Additionally, Walker needs to quit suggesting he will "wreak havoc" with his day-one agenda. Not simply because one of the bullet points on that agenda is to scuttle the Iran nuclear deal, which might cause a kind of havoc this world just isn't ready for, and another is to repeal Obamacare which would create chaos in the healthcare marketplace assuming we all survive the nuclear winter.
But also because Walker has a particular legacy here in Wisconsin of creating deep division and stoking resentments. I don't doubt that there's a subset of the Republican primary base that really thrives on such things, but for the vast majority of Americans, who already feel that the nation is too divided and government too partisan, that's not going to be a winning message.
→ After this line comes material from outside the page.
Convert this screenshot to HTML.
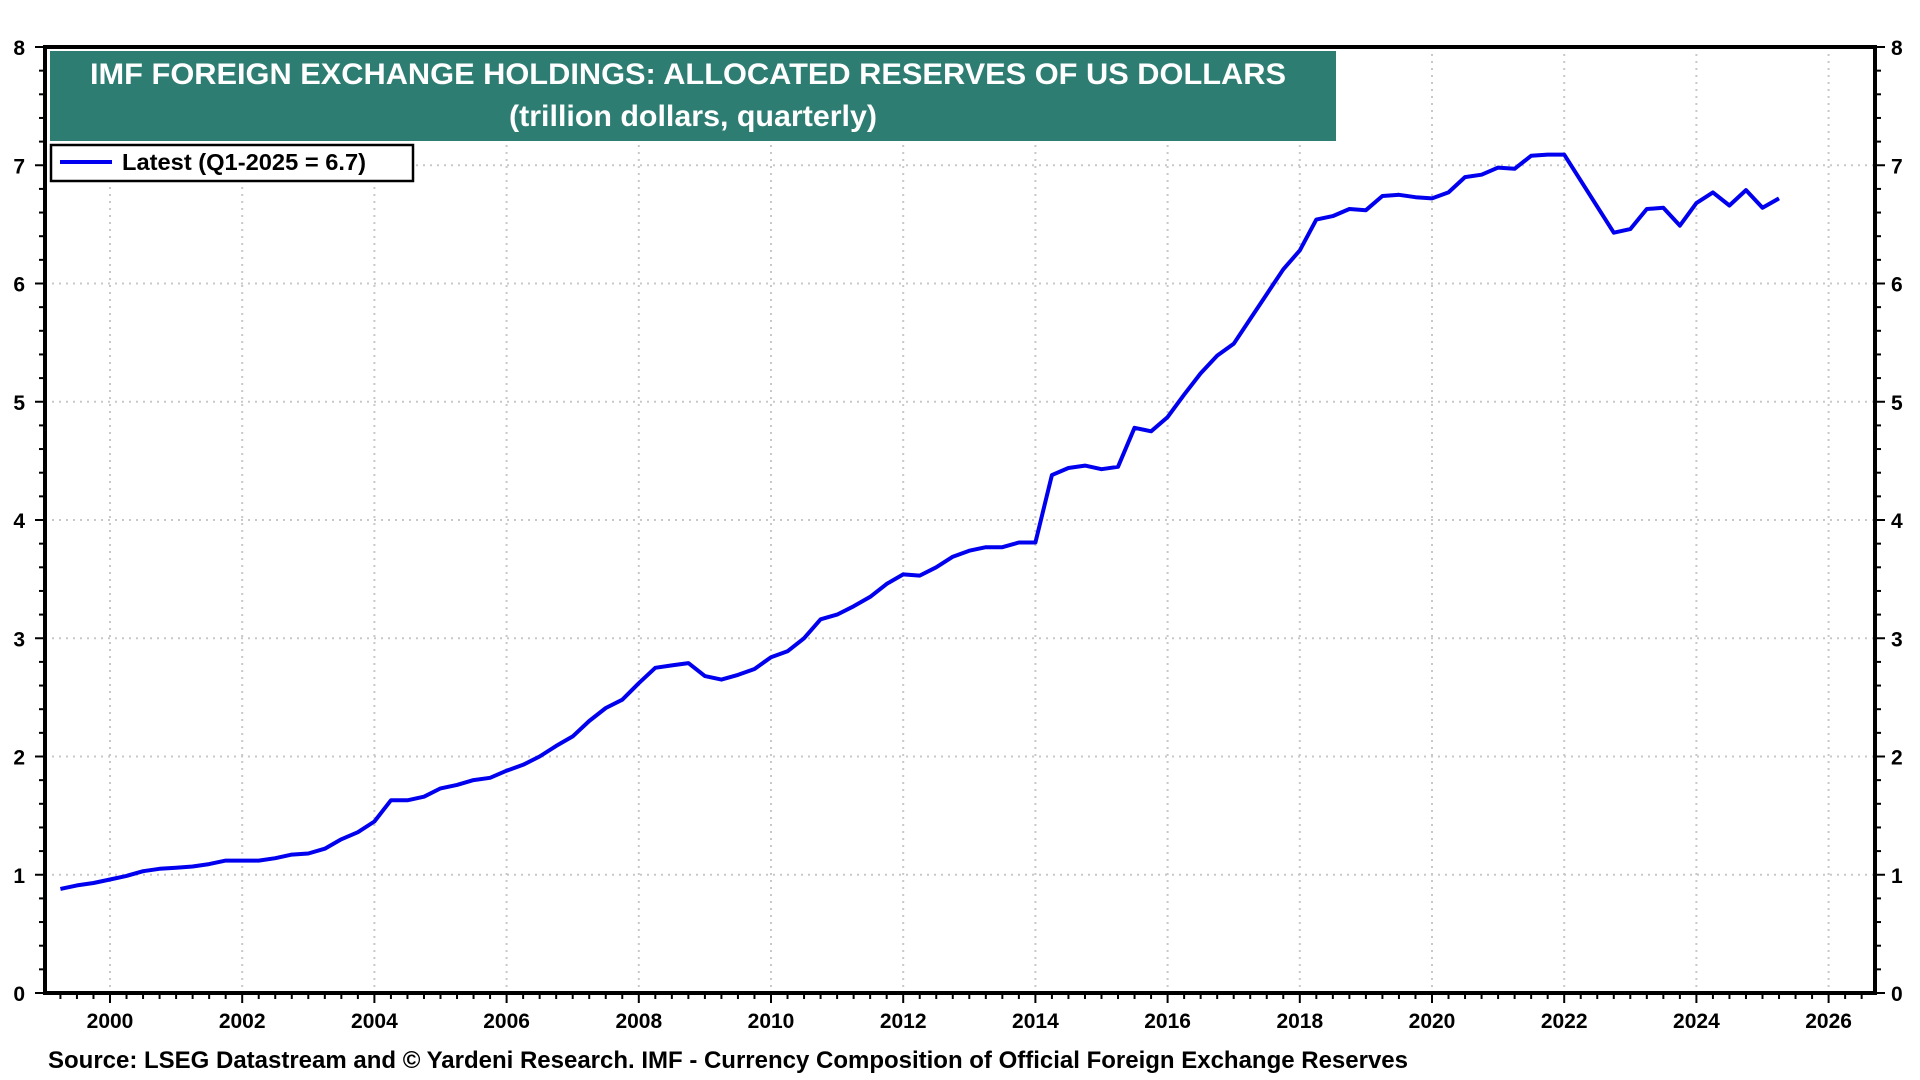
<!DOCTYPE html>
<html><head><meta charset="utf-8"><style>
html,body{margin:0;padding:0;background:#fff;}
svg{display:block;font-family:"Liberation Sans",Arial,sans-serif;}
</style></head><body>
<svg id="chart" width="1920" height="1080" viewBox="0 0 1920 1080" xmlns="http://www.w3.org/2000/svg">
<g id="grid"></g>
<g id="axes"></g>
<g id="series"></g>
<rect x="50" y="51" width="1286" height="90" fill="#2e7d72"/>
<text x="90" y="84" textLength="1196" lengthAdjust="spacingAndGlyphs" fill="#fff" font-size="30" font-weight="bold">IMF FOREIGN EXCHANGE HOLDINGS: ALLOCATED RESERVES OF US DOLLARS</text>
<text x="509" y="126" textLength="368" lengthAdjust="spacingAndGlyphs" fill="#fff" font-size="30" font-weight="bold">(trillion dollars, quarterly)</text>
<g>
<rect x="51" y="145" width="362" height="36" fill="#fff" stroke="#000" stroke-width="2.5"/>
<line x1="60" y1="162" x2="112" y2="162" stroke="#0000ee" stroke-width="4"/>
<text x="122" y="170" textLength="244" lengthAdjust="spacingAndGlyphs" font-size="23" font-weight="bold">Latest (Q1-2025 = 6.7)</text>
</g>
<text x="48" y="1068" textLength="1360" lengthAdjust="spacingAndGlyphs" font-size="24" font-weight="bold">Source: LSEG Datastream and © Yardeni Research. IMF - Currency Composition of Official Foreign Exchange Reserves</text>
</svg>
<script>
var startYear = 1999;
var values = [
0.88,0.91,0.93,0.96, 0.99,1.03,1.05,1.06, 1.07,1.09, 1.12,1.12,1.12,1.14,
1.17,1.18,1.22,1.30, 1.36,1.45,1.63,1.63, 1.66,1.73,1.76,1.80, 1.82,1.88,1.93,2.00,
2.09,2.17,2.30,2.41, 2.48,2.62,2.75,2.77, 2.79,2.68,2.65,2.69, 2.74,2.84,2.89,3.00,
3.16,3.20,3.27,3.35, 3.46,3.54,3.53,3.60, 3.69,3.74,3.77,3.77, 3.81,3.81,4.38,4.44,
4.46,4.43,4.45,4.78, 4.75,4.87,5.06,5.24, 5.39,5.49,5.70,5.91, 6.12,6.28,6.54,6.57,
6.63,6.62,6.74,6.75, 6.73,6.72,6.77,6.90, 6.92,6.98,6.97,7.08, 7.09,7.09,6.87,6.65,
6.43,6.46,6.63,6.64, 6.49,6.68,6.77,6.66, 6.79,6.64,6.72
];
var xTickLabels = ["2000","2002","2004","2006","2008","2010","2012","2014","2016","2018","2020","2022","2024","2026"];
var yTickLabels = ["0","1","2","3","4","5","6","7","8"];
var NS="http://www.w3.org/2000/svg";
var L=45,R=1875,T=47,B=993;
function X(yr){return 110+(yr-2000)*66.1;}
function Y(v){return B-(v/8)*(B-T);}
function mk(tag,attrs,parent){var e=document.createElementNS(NS,tag);for(var k in attrs)e.setAttribute(k,attrs[k]);parent.appendChild(e);return e;}
var grid=document.getElementById('grid'),axes=document.getElementById('axes'),series=document.getElementById('series');
xTickLabels.forEach(function(lab){
  var x=X(+lab);
  var g=mk('line',{x1:x,y1:T,x2:x,y2:B,stroke:'#c8c8c8','stroke-width':2,'stroke-dasharray':'2,5'},grid);
  
  
  var t=mk('text',{x:x,y:B+35,'text-anchor':'middle','font-size':21,'font-weight':'bold'},axes);
  t.textContent=lab;
  
  
});
yTickLabels.forEach(function(lab){
  var y=Y(+lab);
  if(+lab>0&&+lab<8){var g=mk('line',{x1:L,y1:y,x2:R,y2:y,stroke:'#c8c8c8','stroke-width':2,'stroke-dasharray':'2,5'},grid);
  
  }
  var t=mk('text',{x:L-20,y:y+8,'text-anchor':'end','font-size':21,'font-weight':'bold'},axes);
  t.textContent=lab;
  
  
  var t2=mk('text',{x:R+16,y:y+8,'text-anchor':'start','font-size':21,'font-weight':'bold'},axes);
  t2.textContent=lab;
  
  
});
for(var i=0;i<=40;i++){var v=i*0.2,y=Y(v),big=(i%5===0);
  mk('line',{x1:L-(big?10:6),y1:y,x2:L,y2:y,stroke:'#000','stroke-width':2},axes);
  mk('line',{x1:R,y1:y,x2:R+(big?10:6),y2:y,stroke:'#000','stroke-width':2},axes);}
for(var q=1999.25;q<=2026.75;q+=0.25){var x=X(q);if(x<L||x>R)continue;var big2=Math.abs(q-Math.round(q))<0.01&&Math.round(q)%2===0;
  mk('line',{x1:x,y1:B,x2:x,y2:B+(big2?10:6),stroke:'#000','stroke-width':2},axes);}
var frame=mk('rect',{x:L,y:T,width:R-L,height:B-T,fill:'none',stroke:'#000','stroke-width':4},axes);


var pts=values.map(function(v,i){return X(startYear+0.25*(i+1)).toFixed(1)+','+Y(v).toFixed(1);}).join(' ');
var line=mk('polyline',{points:pts,fill:'none',stroke:'#0000ee','stroke-width':4,'stroke-linejoin':'round'},series);


</script>
</body></html>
Further, Walker's promise to sew discord followed hot on the heels of his publishing an op-ed on the right-wing site Hot Air, titled – and I am not making this up – "We Need a Uniter-in-Chief, Not a Divider-in-Chief."
In case you think maybe the title was written by someone on staff at Hot Air, as titles over reported articles and opinion pieces alike are, traditionally, an editor's domain, Walker wrote these words himself: "After years of division under President Obama, America needs a leader who will seek to unite all Americans."
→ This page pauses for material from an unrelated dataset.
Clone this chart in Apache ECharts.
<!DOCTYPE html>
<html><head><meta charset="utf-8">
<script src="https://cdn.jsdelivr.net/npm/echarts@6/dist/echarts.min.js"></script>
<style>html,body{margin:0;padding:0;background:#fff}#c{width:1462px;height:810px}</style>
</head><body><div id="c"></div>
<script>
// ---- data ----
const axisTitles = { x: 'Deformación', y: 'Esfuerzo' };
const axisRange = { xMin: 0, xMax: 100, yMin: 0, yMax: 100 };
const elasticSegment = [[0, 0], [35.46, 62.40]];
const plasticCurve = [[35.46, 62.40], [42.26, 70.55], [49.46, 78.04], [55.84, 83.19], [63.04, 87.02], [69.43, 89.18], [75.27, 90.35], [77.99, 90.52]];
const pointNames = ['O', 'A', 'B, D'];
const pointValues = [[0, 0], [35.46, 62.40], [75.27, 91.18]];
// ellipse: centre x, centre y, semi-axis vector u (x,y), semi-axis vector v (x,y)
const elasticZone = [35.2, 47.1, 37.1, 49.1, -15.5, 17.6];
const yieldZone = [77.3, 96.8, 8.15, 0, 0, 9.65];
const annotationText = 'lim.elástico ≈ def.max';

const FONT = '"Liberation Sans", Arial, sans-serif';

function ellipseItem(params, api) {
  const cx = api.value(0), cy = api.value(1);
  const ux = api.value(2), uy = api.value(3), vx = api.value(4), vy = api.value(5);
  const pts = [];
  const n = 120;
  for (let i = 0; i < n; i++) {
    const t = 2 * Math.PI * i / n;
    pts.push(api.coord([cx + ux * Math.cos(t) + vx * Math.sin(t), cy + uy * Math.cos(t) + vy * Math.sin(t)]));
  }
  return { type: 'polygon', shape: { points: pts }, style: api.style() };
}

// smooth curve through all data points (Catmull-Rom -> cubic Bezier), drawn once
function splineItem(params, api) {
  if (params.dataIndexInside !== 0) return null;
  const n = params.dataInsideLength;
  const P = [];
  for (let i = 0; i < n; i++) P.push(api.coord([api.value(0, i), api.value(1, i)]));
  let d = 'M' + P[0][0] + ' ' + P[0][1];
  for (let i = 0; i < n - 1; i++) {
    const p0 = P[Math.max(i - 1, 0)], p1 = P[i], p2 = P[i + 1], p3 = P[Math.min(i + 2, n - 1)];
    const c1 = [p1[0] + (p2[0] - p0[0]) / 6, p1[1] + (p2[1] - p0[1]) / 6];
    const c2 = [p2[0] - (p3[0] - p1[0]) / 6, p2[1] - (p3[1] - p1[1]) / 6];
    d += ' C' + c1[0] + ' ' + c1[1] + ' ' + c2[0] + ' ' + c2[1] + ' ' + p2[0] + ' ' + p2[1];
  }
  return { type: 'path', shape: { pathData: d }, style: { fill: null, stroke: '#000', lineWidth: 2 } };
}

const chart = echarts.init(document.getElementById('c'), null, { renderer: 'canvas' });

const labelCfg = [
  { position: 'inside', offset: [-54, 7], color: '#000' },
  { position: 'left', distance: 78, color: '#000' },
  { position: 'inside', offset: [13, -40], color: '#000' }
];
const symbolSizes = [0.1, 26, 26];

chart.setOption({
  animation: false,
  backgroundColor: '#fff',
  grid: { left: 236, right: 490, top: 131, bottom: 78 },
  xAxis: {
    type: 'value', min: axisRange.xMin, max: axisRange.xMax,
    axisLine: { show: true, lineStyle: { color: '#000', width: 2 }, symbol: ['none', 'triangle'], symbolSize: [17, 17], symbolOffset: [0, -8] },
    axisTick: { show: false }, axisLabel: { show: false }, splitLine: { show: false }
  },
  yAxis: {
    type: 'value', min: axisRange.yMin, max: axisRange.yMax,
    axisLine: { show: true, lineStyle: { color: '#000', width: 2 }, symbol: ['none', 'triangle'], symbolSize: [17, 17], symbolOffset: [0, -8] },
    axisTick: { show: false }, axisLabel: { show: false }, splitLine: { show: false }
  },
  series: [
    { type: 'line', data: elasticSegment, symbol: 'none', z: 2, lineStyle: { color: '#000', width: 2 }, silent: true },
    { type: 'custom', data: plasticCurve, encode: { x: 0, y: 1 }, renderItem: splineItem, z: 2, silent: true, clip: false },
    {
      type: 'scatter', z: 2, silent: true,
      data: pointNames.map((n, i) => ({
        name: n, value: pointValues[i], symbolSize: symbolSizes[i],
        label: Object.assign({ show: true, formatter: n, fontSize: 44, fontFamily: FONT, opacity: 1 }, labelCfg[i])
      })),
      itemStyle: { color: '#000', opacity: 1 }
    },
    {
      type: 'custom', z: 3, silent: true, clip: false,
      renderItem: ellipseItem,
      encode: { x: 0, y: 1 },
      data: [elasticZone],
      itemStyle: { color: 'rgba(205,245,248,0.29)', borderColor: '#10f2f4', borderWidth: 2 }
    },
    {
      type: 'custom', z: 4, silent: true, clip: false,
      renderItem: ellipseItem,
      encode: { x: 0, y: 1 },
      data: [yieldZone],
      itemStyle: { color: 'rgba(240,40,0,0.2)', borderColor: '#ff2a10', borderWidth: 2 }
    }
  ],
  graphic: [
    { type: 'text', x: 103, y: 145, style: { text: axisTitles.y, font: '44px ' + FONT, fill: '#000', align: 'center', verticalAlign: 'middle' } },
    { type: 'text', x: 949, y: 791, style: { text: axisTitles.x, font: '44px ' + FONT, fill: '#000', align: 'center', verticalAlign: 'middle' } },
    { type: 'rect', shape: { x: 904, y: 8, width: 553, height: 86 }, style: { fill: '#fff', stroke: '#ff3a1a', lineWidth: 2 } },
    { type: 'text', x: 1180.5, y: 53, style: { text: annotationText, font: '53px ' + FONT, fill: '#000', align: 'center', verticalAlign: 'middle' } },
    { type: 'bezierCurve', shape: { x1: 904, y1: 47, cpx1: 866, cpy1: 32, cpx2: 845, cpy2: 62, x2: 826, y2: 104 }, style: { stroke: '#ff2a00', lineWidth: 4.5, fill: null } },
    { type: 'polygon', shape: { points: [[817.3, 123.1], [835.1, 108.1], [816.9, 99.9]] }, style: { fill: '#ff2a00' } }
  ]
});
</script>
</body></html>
Yes, ladies and gentleman, the same man who penned that sentence promised, just days later, to unleash upon all of America the kind of division he unleashed here in Wisconsin. Because he doesn't know when to quit.
The focus of the op-ed was violence against police officers, and as the sentence above suggests, Walker blames President Barack Obama for what Walker calls "a rise in anti-police rhetoric." Walker says this "inflammatory and disgusting rhetoric has real consequences for the safety of officers." Since Walker opens his piece by invoking the recent shooting deaths of two police officers, he's clearly drawing a line between dots labeled President Obama, the Black Lives Matter movement (though Walker doesn't name them), and the murder of police officers.
The big problem for Walker, of course, is not merely that he shouldn't have tried to make this ridiculous piece of anti-Obama sentiment stick. It's that he doesn't know when to quit with it.
As many people have pointed out, especially the Washington Post's Radley Balko, who is no special friend to liberals and Democrats, police are much safer today than they were in "the America I grew up in" that Scott Walker so fondly remembers. The idea that there is a growing threat to or some new war on police officers is simply a "false narrative," in Balko's words.
Walker also misstates what's happening in the Black Lives Matter movement, and ignoring that much of the most public anti-law enforcement rhetoric of the last few years, as I've written here before, comes from conservative anti-government types; think Cliven Bundy or the Oathkeepers. Walker would know more about Black Lives Matter if he wanted to; in fact, he could live up to his (sometimes) self-proclaimed image as a uniter by bringing that group to the GOP table. And he would earn that their rhetoric is not, in fact, anti-police. They argue, for example, for better training and fairer contracts for officers, which seems pro-police to me, and ask that police be held to a standard that matches their high standing in the community.
Further, Balko says, Walker's emphasis on anti-police rhetoric is still missing the point and not indicative of any kind of a "war" on police. "All of this new skepticism, criticism, forced transparency, and mistrust of the police is ... how a democracy is supposed to work," he says, since that's how the needle gets moved on public policy.
But did Walker quit? No, of course not. This past weekend, Walker spoke to CNN by satellite from Iowa, where I guess he's kind of living now, and dug in his heels. Obama's "absence of leadership, of speaking out on this issue as a leader" is the real problem, Walker said.
"When people are going after the men and women in uniform," Walker went on, "it is the duty of the president to stand up and say something about that and speak up. He has been silent on this, and that's an outrage."
It must be very sad on the Walker campaign bus, since apparently they don't have internet access. It doesn't take much Googling or Binging to find things like Obama's statements about what happened in Baltimore earlier this summer, when he clearly condemned anti-police violence, destructive demonstration and anything else that distracts from "entirely legitimate concerns."
"We should be lifting them up," Obama said about those speaking and protesting peacefully, rather than those spouting negative rhetoric – and he lay a lot of the blame for this at the feet of the media, who would rather show a burning building (or, as Walker would suggest, "demonstrations and chants where people describe police as 'pigs' and call for them to be 'fried like bacon'") than peaceful, cooperative activism. Over and over, Obama has insisted that we need to "help police," not attack them.
So about Obama and anti-police violence, Walker needs to quit there, too, but he won't. Because he doesn't answer questions, he doesn't tell the truth, and he doesn't know when to quit.